The past two years have seen an increase in shared ownership schemes offered by developers, as they seek to assist first time buyers in getting their foot on the property ladder.
In addition to the developers own schemes, developers have joined forces with local housing associations by participating in schemes backed by the Government. Indeed, properties on residential developments participating in such schemes have been quick to sell.
Homebuy Direct is one such scheme that developers have been participating in and is open to households earning less than £60,000 who would otherwise be unable to purchase their own home. First time buyers, key workers and housing association or council tenants are examples of those eligible to take part in the scheme.
Under this Scheme, an equity loan is given to the buyer by a Homebuy agent (through public funding) and the developer. These loans represent a percentage of the value of the property and are secured as second and third legal charges against the property. The Buyer then obtains the balance of the purchase price from a conventional mortgage lender.
No fees or charges are payable during the first five years of the equity loan, so what is the catch?
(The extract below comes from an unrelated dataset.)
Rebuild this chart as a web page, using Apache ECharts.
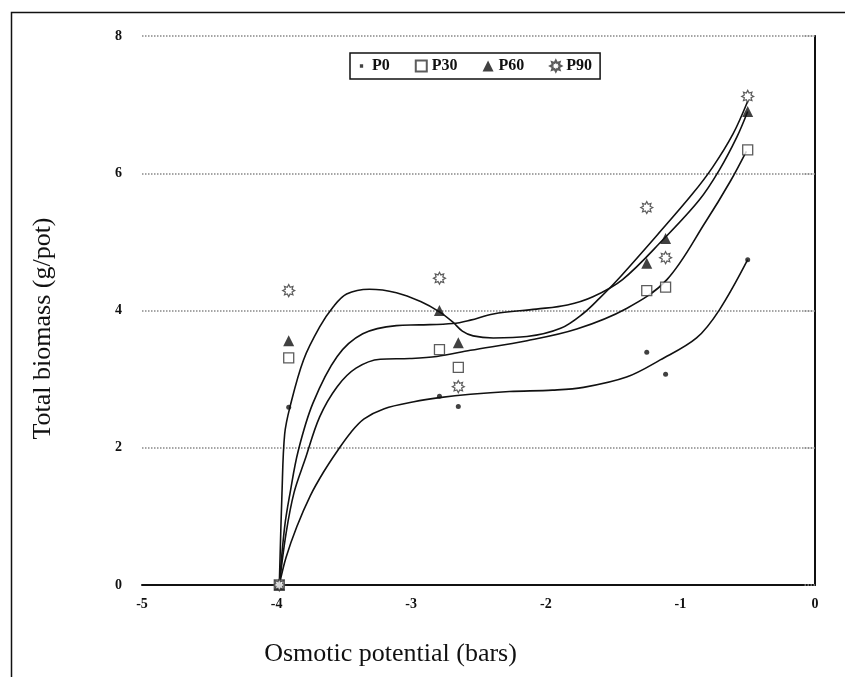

When the property is sold, the owner will be liable to repay both equity loans and also the conventional mortgage. The amount to be repaid will depend on the percentage borrowed. Therefore, if the property has increased in value then the owner has to share that profit with the Homebuy agent and the developer. However, there is also a risk to the developer and Homebuy agent if the property has fallen in value, as they may make a loss on the amount loaned.
We have seen a number of developers keen to participate in this scheme. This would suggest to me that they have confidence in a recovery of house prices in the near future!